Friday, May 13, 2011

Genesis 25:1-11

We are going to take two days to visit this next passage, first looking at the death of Abraham and how it affected his family, and then, tomorrow, we’ll look at Abraham’s obituary. In verses 1-6 we are told that Abraham remarried a woman named Keturah (there’s a piece of biblical trivia) after the death of Sarah. It’s often pointed out that a man who has been happily married will remarry quickly after the death of his wife. Men need a woman! Isn’t it interesting that his second wife gave him six more sons! Now, think about how impossible it was for Sarah and Abraham to have a son, yet in his old age everything seems to be working like crazy! Why did God allow Sarah and Abraham to wait so long for their Isaac? Well, God was purposely building Abraham’s faith and working out His character in Abraham during those barren years. I like the way Beth Moore expresses this:

“The most profound things God promised were often fulfilled against the greatest odds and through the most difficult hardships. To God, faith is often the point - God does nothing cheaply. Perhaps the divine nature of a promise fulfilled guarantees its expense. We may receive a hundred unexpected things from God with delightful ease while the fulfillment of some things we believe He promised us proves virtually impossible. You see, the impossibility is what makes the fulfillment of the promises fall under the God category. God makes promises man simply can’t keep.”

Even with all of those sons, Abraham recognizes who the son of promise is:

Abraham left everything he owned to Isaac. But while he was still living, he gave gifts to the sons of his concubines and sent them away from his son Isaac to the land of the east. (vs. 5-6)

Abraham did not shirk his responsibility to his other sons, but he made sure that they were not around to interfere with Isaac’s right to the promised land.

And, finally, we come to the end of Abraham’s life:

Abraham lived a hundred and seventy-five years. Then Abraham breathed his last and died at a good old age, an old man and full of years; and he was gathered to his people. His sons Isaac and Ishmael buried him in the cave of Machpelah near Mamre, in the field of Ephron son of Zohar the Hittite, the field Abraham had bought from the Hittites. There Abraham was buried with his wife Sarah. After Abraham’s death, God blessed his son Isaac, who then lived near Beer Lahai Roi. (vs. 7-11)

I’m so thankful that Abraham died a nice quiet death and just “breathed his last.” Finally, he was at home! Today, however, I want to focus on verse 9: His sons Isaac and Ishmael buried him... There is nothing like a death in the family to bring everyone back together! It absolutely necessitates that people put aside any differences and come together to honor and mourn the deceased.
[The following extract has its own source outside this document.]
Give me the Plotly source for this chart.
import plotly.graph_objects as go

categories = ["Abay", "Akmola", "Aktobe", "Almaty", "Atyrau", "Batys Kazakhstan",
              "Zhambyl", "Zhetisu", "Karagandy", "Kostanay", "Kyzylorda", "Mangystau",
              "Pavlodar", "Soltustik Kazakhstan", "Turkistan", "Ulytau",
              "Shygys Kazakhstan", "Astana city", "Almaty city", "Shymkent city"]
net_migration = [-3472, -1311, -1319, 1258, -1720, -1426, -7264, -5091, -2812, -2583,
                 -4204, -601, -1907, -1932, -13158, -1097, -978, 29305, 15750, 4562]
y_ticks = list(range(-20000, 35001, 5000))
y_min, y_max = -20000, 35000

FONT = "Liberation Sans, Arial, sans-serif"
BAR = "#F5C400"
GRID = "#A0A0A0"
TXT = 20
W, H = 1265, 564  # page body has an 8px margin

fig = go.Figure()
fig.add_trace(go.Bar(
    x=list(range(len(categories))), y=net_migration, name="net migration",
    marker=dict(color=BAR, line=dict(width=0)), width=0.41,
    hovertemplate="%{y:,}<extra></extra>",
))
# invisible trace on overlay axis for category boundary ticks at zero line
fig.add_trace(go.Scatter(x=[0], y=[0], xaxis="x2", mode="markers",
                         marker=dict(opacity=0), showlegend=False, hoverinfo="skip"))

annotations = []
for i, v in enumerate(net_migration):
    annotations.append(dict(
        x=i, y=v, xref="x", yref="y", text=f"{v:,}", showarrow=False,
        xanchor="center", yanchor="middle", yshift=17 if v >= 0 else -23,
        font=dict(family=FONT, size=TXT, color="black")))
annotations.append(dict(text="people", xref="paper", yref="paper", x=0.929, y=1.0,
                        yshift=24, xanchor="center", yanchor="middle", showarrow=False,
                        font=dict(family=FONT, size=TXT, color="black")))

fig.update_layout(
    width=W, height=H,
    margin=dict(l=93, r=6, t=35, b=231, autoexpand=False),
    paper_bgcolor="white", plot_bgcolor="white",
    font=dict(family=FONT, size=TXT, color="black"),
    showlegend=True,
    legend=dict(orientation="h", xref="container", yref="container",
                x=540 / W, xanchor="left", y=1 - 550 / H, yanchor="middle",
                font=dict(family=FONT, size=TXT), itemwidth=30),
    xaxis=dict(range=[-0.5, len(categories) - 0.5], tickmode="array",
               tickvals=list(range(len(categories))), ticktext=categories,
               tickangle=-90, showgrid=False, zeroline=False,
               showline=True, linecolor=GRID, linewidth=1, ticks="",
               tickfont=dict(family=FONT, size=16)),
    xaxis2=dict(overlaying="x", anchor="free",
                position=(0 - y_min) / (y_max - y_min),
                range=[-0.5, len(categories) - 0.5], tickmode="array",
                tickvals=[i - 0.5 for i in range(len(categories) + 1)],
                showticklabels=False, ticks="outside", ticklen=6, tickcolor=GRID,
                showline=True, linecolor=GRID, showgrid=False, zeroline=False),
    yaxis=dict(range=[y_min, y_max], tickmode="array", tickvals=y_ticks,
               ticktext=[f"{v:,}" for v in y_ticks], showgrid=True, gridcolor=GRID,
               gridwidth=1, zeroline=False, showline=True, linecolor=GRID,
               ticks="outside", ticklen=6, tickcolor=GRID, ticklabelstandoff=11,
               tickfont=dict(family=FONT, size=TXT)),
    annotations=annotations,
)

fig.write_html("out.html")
Remember that the last time Ishmael and Isaac had been together, as far as were told, was the day of Isaac’s weaning celebration, when Ishmael tormented Isaac, and so was sent away with his mother. But at the end of Abraham’s days, Ishmael returned to bury his father. I wonder if he made it to Abraham’s deathbed before he died... At any rate, he and Isaac are brought face to face for a reconciliation. Jon Courson focuses on this passage in his commentary, in a special study he calls, “Someone’s Gotta Die.” He writes:

“While it’s sad that it took the death of their father to bring them together, I’m glad it took that, for in their story we see that if there is ever to be reconciliation between you and the son or daughter who is estranged from you, between you and the mother or father who doesn’t understand you, between you and the friend who betrayed you, between you and the spouse who hurt you - someone has got to die. There is no other way.”
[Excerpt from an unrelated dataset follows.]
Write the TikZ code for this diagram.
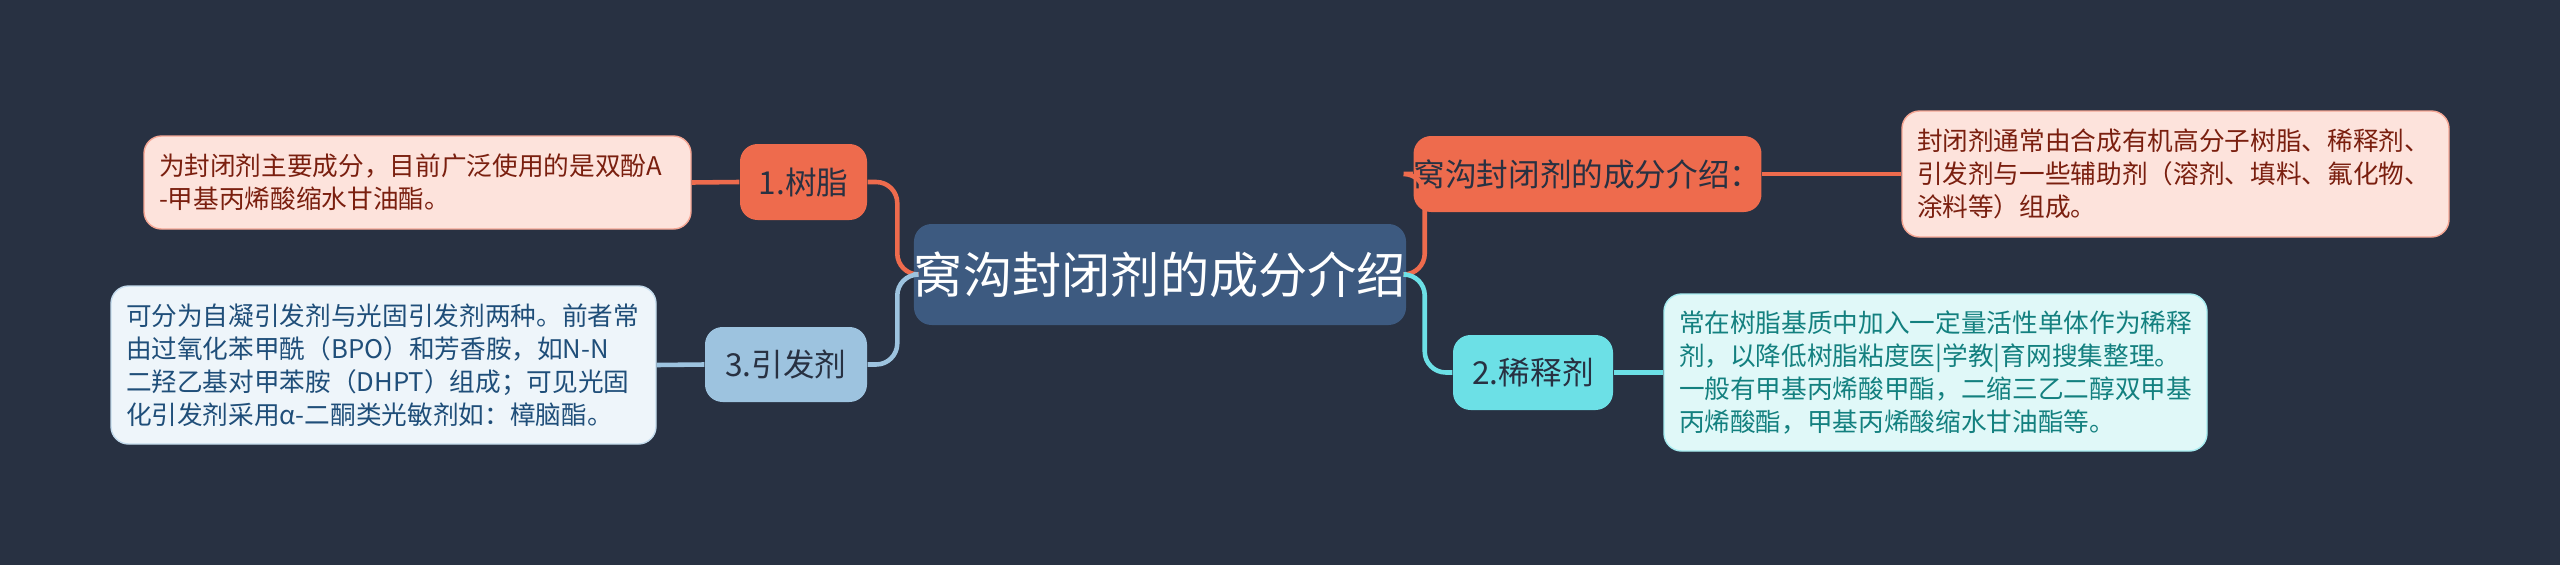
\documentclass[tikz,border=0pt]{standalone}
\usepackage{fontspec}
\setmainfont{Noto Sans CJK SC}
\begin{document}
\begin{tikzpicture}
\definecolor{bg}{HTML}{283142}
\definecolor{cmain}{HTML}{3D5A80}
\definecolor{cred}{HTML}{EE6B4D}
\definecolor{lred}{HTML}{FDE3DC}
\definecolor{tred}{HTML}{7A1F0F}
\definecolor{cblue}{HTML}{9DC3DF}
\definecolor{lblue}{HTML}{EEF5FA}
\definecolor{tblue}{HTML}{1F4E79}
\definecolor{ccyan}{HTML}{6CE0E6}
\definecolor{lcyan}{HTML}{E0F8F8}
\definecolor{tcyan}{HTML}{13807F}
\tikzset{
 box/.style={rounded corners=5pt,inner sep=0pt,align=center},
 branchbox/.style={box,font=\fontsize{9}{11}\selectfont,text=bg},
 leafbox/.style={rounded corners=5pt,inner sep=0pt,align=left,draw=#1!60!white,line width=0.4pt,font=\fontsize{7.3}{9.4}\selectfont},
 conn/.style={line width=1.3pt,rounded corners=6pt}
}
\fill[bg] (0,0) rectangle (25.6,5.65);
\useasboundingbox (0,0) rectangle (25.6,5.65);
\node[box,fill=cmain,text=white,minimum width=4.88cm,minimum height=1.01cm,font=\fontsize{14}{16}\selectfont] (c) at (11.60,2.905) {窝沟封闭剂的成分介绍};
\node[branchbox,fill=cred,minimum width=1.27cm,minimum height=0.76cm] (b1) at (8.035,3.83) {1.树脂};
\node[branchbox,fill=cblue,minimum width=1.62cm,minimum height=0.75cm] (b3) at (7.86,2.005) {3.引发剂};
\node[branchbox,fill=cred,minimum width=2.69cm,minimum height=0.76cm] (r1) at (15.875,3.91) {窝沟封闭剂的成分介绍：};
\node[branchbox,fill=ccyan,minimum width=1.60cm,minimum height=0.75cm] (b2) at (15.33,1.925) {2.稀释剂};
\node[leafbox=cred,fill=lred,text=tred,minimum width=5.47cm,minimum height=0.93cm,text width=5.17cm] (l1) at (4.175,3.825) {为封闭剂主要成分，目前广泛使用的是双酚A\\-甲基丙烯酸缩水甘油酯。};
\node[leafbox=cblue,fill=lblue,text=tblue,minimum width=5.45cm,minimum height=1.58cm,text width=5.15cm] (l3) at (3.835,2.0) {可分为自凝引发剂与光固引发剂两种。前者常\\由过氧化苯甲酰（BPO）和芳香胺，如N-N\\二羟乙基对甲苯胺（DHPT）组成；可见光固\\化引发剂采用α-二酮类光敏剂如：樟脑酯。};
\node[leafbox=cred,fill=lred,text=tred,minimum width=5.47cm,minimum height=1.26cm,text width=5.17cm] (rl1) at (21.755,3.91) {封闭剂通常由合成有机高分子树脂、稀释剂、\\引发剂与一些辅助剂（溶剂、填料、氟化物、\\涂料等）组成。};
\node[leafbox=ccyan,fill=lcyan,text=tcyan,minimum width=5.43cm,minimum height=1.57cm,text width=5.13cm] (rl2) at (19.355,1.925) {常在树脂基质中加入一定量活性单体作为稀释\\剂，以降低树脂粘度医|学教|育网搜集整理。\\一般有甲基丙烯酸甲酯，二缩三乙二醇双甲基\\丙烯酸酯，甲基丙烯酸缩水甘油酯等。};
\begin{scope}[on background layer/.style={}]
\end{scope}
\draw[conn,cred] (c.west) -- ++(-0.16,0) |- (b1.east);
\draw[conn,cblue] (c.west) -- ++(-0.16,0) |- (b3.east);
\draw[conn,cred] (c.east) -- ++(0.18,0) |- (r1.west);
\draw[conn,ccyan] (c.east) -- ++(0.18,0) |- (b2.west);
\draw[line width=1.3pt,cred] (b1.west) -- (l1.east);
\draw[line width=1.3pt,cblue] (b3.west) -- (l3.east);
\draw[line width=1.3pt,cred] (r1.east) -- (rl1.west);
\draw[line width=1.3pt,ccyan] (b2.east) -- (rl2.west);
\end{tikzpicture}
\end{document}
How many of you are feeling some conviction at this point??? I’m raising MY hand! Courson points out that it took the death of Jesus to reconcile us to God, and that if we ever want reconciliation to occur (and, admittedly, we may NOT at this point), someone is going to have to die - and I think that means ME! This is such a huge concept, and so hard to do, much less even WANT sometimes. Yet, Courson points out that there are several reasons why it has to happen: 1) reconciliation delights our Father (reconcilers have died to self and put others first); 2) reconciliation defeats our foe (Satan LOVEs division, especially in the body of Christ, so our when we take the step of reconciliation we foil his plan); and 3)reconciliation destroys our flesh (the cross is the ultimate place where we crucify our flesh and exchange our own will for His). There is nothing more awful than a bad relationship, whether one of outright enmity or one of just painful silence.

Since WE are the ones reading this, that tells me WE are the ones who need to die! If you are like me, this is going to take prayer first just to have my heart changed to even WANT to do God’s will in this area! Pray for me and I’ll pray for you!!!